Releasing microdata via public use files while protecting respondents’ confidentiality

Ms Neeraja Sathe (RTI International) - Presenting Author
Dr Feng Yu (RTI International)
Ms Lanting Dai (RTI International)

Researchers and policymakers increasingly demand access to readily available microdata. To respond to such demands, statistical agencies produce public use files (PUFs) to allow users to access microdata and to perform statistical analyses. Examples of PUFs in the United States include American Community Survey Public Use Microdata Sample files from the U.S. Census Bureau, National Health and Nutrition Examination Survey data from the National Center for Health Statistics, and National Survey on Drug Use and Health (NSDUH) data from the Substance Abuse and Mental Health Services Administration.

Agencies must balance the availability of microdata for analysis with pledges of confidentiality to survey respondents. This presentation provides an overview of disclosure risks in releasing microdata, as well as inside and outside intrusion scenarios. It also reviews commonly used deterministic or perturbative statistical disclosure limitation (SDL) techniques used in creating PUFs, such as suppression, recoding, swapping, and substitution.
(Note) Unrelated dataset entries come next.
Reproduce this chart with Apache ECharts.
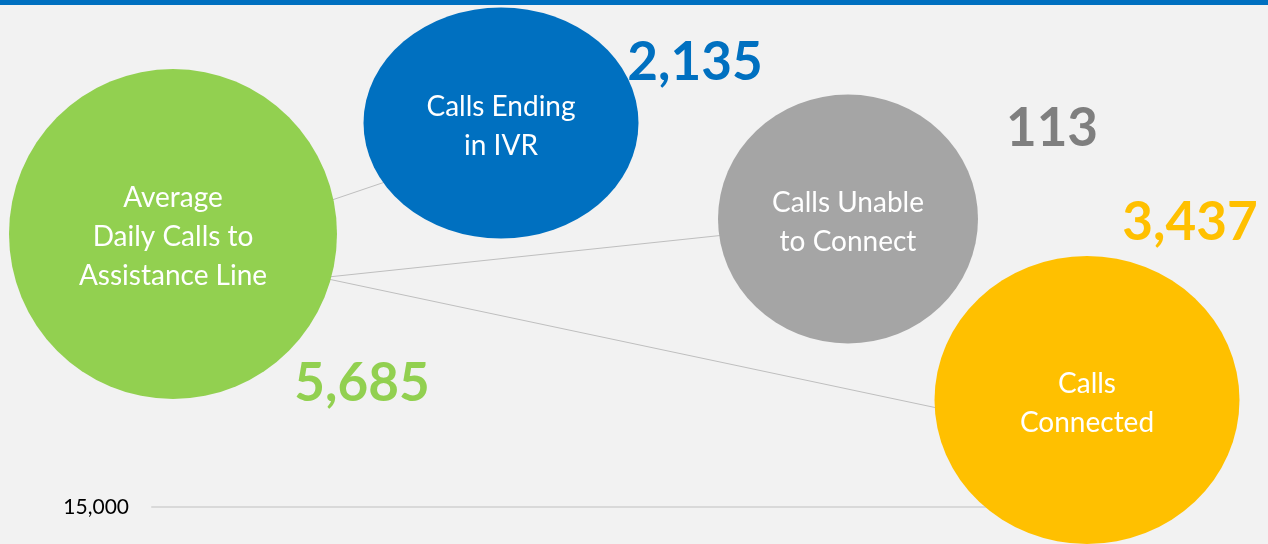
<!DOCTYPE html>
<html>
<head>
<meta charset="utf-8">
<script src="https://cdn.jsdelivr.net/npm/echarts@6/dist/echarts.min.js"></script>
<style>
html,body{margin:0;padding:0;background:#f2f2f2;}
#chart{width:1268px;height:544px;}
</style>
</head>
<body>
<div id="chart"></div>
<script>
// ---- data ----
const categories = ['Average\nDaily Calls to\nAssistance Line', 'Calls Ending\nin IVR', 'Calls Unable\nto Connect', 'Calls\nConnected'];
const values = [5685, 2135, 113, 3437];
const xPos = [21, 349, 696, 935];
const yPos = [15273, 15384, 15288, 15107];
const yTickLabels = ['15,000'];
const connFromX = [177, 176, 176];
const connFromY = [15306, 15230, 15228];
const connToX = [236, 573, 790];
const connToY = [15326, 15272, 15098];

// ---- styles ----
const bubbleColors = ['#92d050', '#0070c0', '#a5a5a5', '#ffc000'];
const valueColors = ['#92d050', '#0070c0', '#7f7f7f', '#ffc000'];
const bubbleSizes = [[328, 330], [275, 231], [260, 249], [305, 288]];
const valueOffsets = [[189, 150], [194, -60], [204, -90], [103, -177]];
const FONT = 'Lato';

const fmt = v => v.toLocaleString('en-US');

const chart = echarts.init(document.getElementById('chart'), null, {renderer: 'canvas'});

const bubbleData = categories.map((c, i) => ({
  name: c,
  value: [xPos[i], yPos[i], values[i]],
  symbolSize: bubbleSizes[i],
  itemStyle: {color: bubbleColors[i], opacity: 1}
}));

const valueData = categories.map((c, i) => ({
  name: c,
  value: [xPos[i], yPos[i], values[i]],
  label: {offset: valueOffsets[i], color: valueColors[i]}
}));

const connectorData = connFromX.map((x, i) => ({
  coords: [[x, connFromY[i]], [connToX[i], connToY[i]]]
}));

chart.setOption({
  backgroundColor: '#f2f2f2',
  animation: false,
  grid: {left: 152, top: 7, bottom: 37, width: 1000, containLabel: false},
  xAxis: {
    type: 'value', min: 0, max: 1000,
    axisLine: {show: true, lineStyle: {color: '#d9d9d9', width: 2}},
    axisTick: {show: false}, axisLabel: {show: false}, splitLine: {show: false}
  },
  yAxis: {
    type: 'value', min: 15000, max: 15500, interval: 500,
    axisLine: {show: false}, axisTick: {show: false}, splitLine: {show: false},
    axisLabel: {
      margin: 23, color: '#000', fontFamily: FONT, fontSize: 21,
      formatter: v => (v === 15000 ? yTickLabels[0] : '')
    }
  },
  graphic: [{
    type: 'rect', left: 0, top: 0, z: 100,
    shape: {width: 1268, height: 5},
    style: {fill: '#0070c0'}
  }],
  series: [
    {
      type: 'lines', coordinateSystem: 'cartesian2d', z: 1,
      lineStyle: {color: '#bfbfbf', width: 1, opacity: 1},
      data: connectorData
    },
    {
      type: 'scatter', z: 2, clip: false,
      symbol: 'circle',
      itemStyle: {opacity: 1},
      label: {
        show: true, position: 'inside', color: '#fff', offset: [0, 3],
        fontFamily: FONT, fontSize: 28, lineHeight: 39,
        formatter: p => p.name
      },
      emphasis: {disabled: true},
      data: bubbleData
    },
    {
      type: 'scatter', z: 3, clip: false,
      symbolSize: 0,
      itemStyle: {opacity: 1},
      label: {
        show: true, position: 'inside', opacity: 1,
        fontFamily: FONT, fontWeight: 'bold', fontSize: 53,
        formatter: p => fmt(p.value[2])
      },
      emphasis: {disabled: true},
      data: valueData
    }
  ]
});
</script>
</body>
</html>
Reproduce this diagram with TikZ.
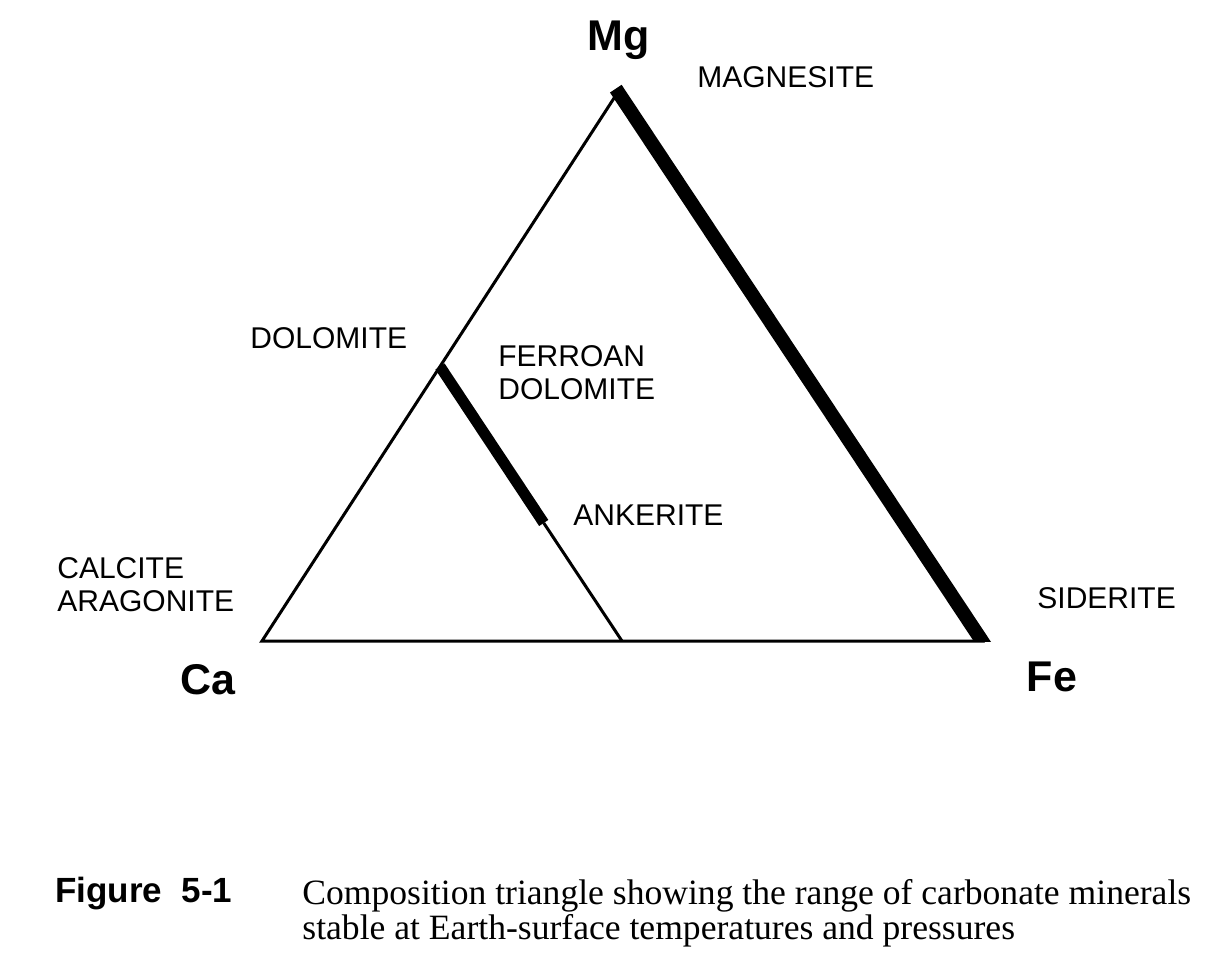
\documentclass[tikz,border=0pt]{standalone}
\usepackage{fontspec}
\setmainfont{Liberation Sans}
\newfontfamily\capfont{Liberation Serif}
\usetikzlibrary{calc, positioning}

\begin{document}
\begin{tikzpicture}[x=0.5pt, y=-0.5pt]
	\tikzstyle{edgeline} = [line width=1.5pt, line join=miter]
	\tikzstyle{band} = [line width=7pt, line cap=butt]
	\tikzstyle{mineral} = [font=\fontsize{15}{17}\selectfont, inner sep=0pt, align=left]
	\tikzstyle{element} = [font=\fontsize{21.5}{23}\selectfont\bfseries, inner sep=0pt]

	\useasboundingbox[fill=white] (0,0) rectangle (1212,970);

	% corners of the triangle
	\coordinate (Ca) at (262,641);
	\coordinate (Fe) at (982,641);
	\coordinate (Mg) at (618,92);
	\coordinate (Dol) at ($(Ca)!0.5!(Mg)$);
	\coordinate (Mid) at ($(Ca)!0.5!(Fe)$);
	\coordinate (Ank) at ($(Dol)!0.57!(Mid)$);

	\draw[edgeline] (Ca) -- (Mg) -- (Fe) -- cycle;
	\draw[edgeline] (Ank) -- (Mid);

	% solid solution ranges
	\begin{scope}
		\clip (0,0) rectangle (1212,641.75);
		\draw[band] ($(Mg)!-2pt!(Fe)$) -- ($(Mg)!1.02!(Fe)$);
	\end{scope}
	\draw[band, line width=5.5pt] (Dol) -- (Ank);

	% labels
	\node[element] (mg) at (619,40) {Mg};
	\node[element] (ca) at (208,680) {Ca};
	\node[element] (fe) at (1052,677) {Fe};

	\node[mineral, anchor=west] (magnesite) at (697,77) {MAGNESITE};
	\node[mineral, anchor=west] (dolomite) at (250,338) {DOLOMITE};
	\node[mineral, anchor=west] (ferroan) at (498,373) {FERROAN\\[-0.5pt]DOLOMITE};
	\node[mineral, anchor=west] (ankerite) at (573,515) {ANKERITE};
	\node[mineral, anchor=west] (calcite) at (57,585) {CALCITE\\[-0.5pt]ARAGONITE};
	\node[mineral, anchor=west] (siderite) at (1037,598) {SIDERITE};

	% caption
	\node[anchor=west, inner sep=0pt, font=\fontsize{17.5}{18}\selectfont\bfseries] (fig) at (55,894) {Figure\hspace{0.55em}5-1};
	\node[anchor=north west, inner sep=0pt, align=left, font=\capfont\fontsize{17.8}{17.5}\selectfont] (caption) at (302,879)
		{Composition triangle showing the range of carbonate minerals\\stable at Earth-surface temperatures and pressures};
\end{tikzpicture}
\end{document}
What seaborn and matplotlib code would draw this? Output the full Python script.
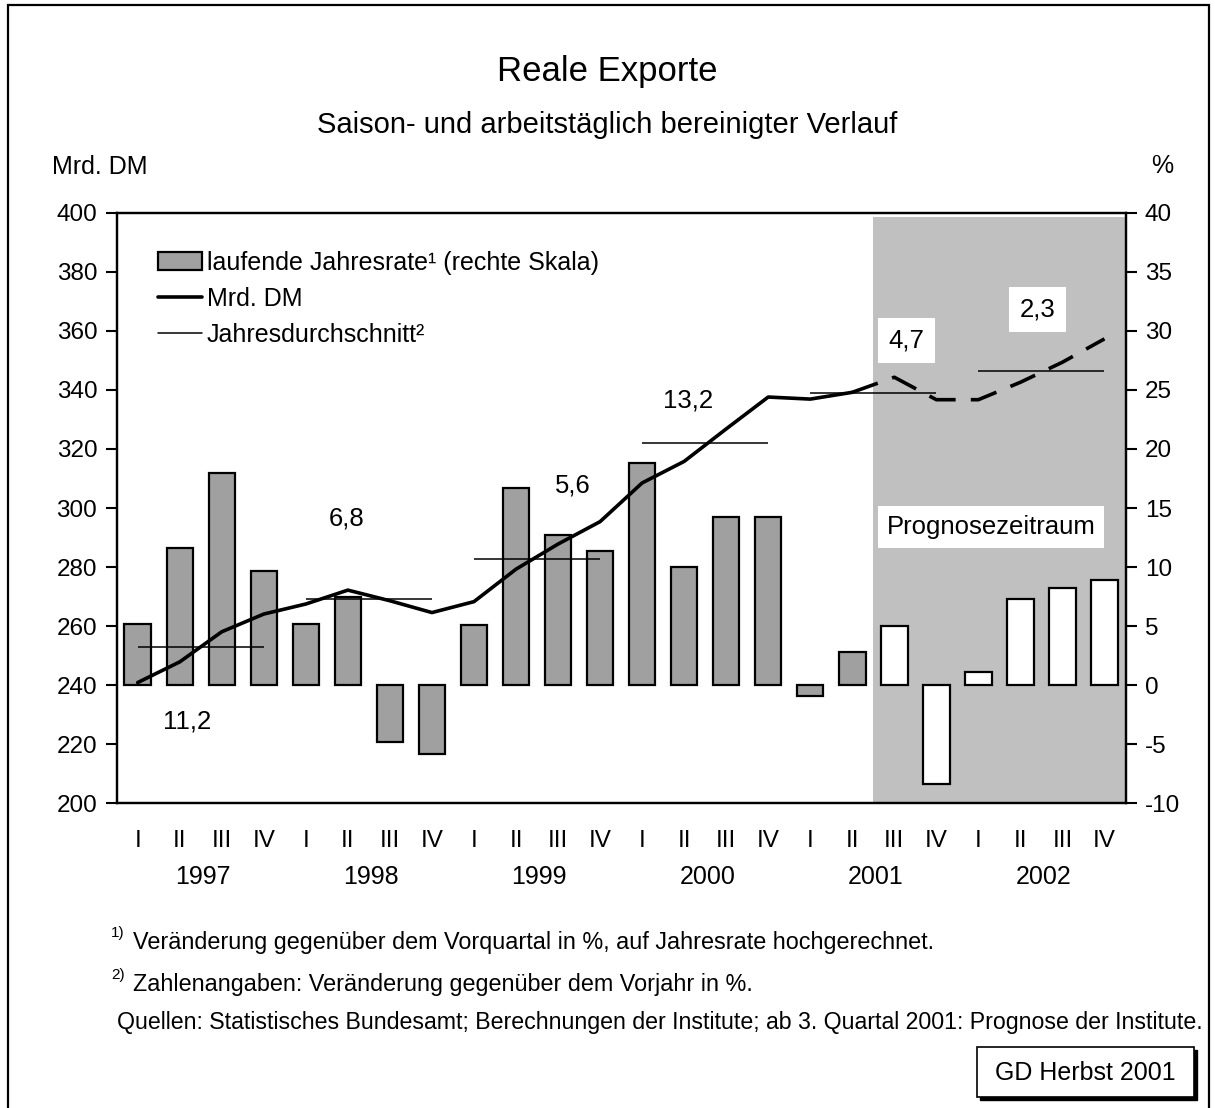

NSDUH microdata PUFs are used as a case study in this presentation. For NSDUH specifically, a combined masking technique called MASSC was developed at RTI International to produce PUFs. MASSC stands for Micro-Agglomeration, Substitution, Subsampling, and weight Calibration and is an SDL method that can be used for simultaneously protecting data confidentiality while maintaining data utility. This presentation discusses how MASSC is implemented and how several methods are used to assess the quality and utility of NSDUH PUFs with respect to the survey’s annual restricted-use data file.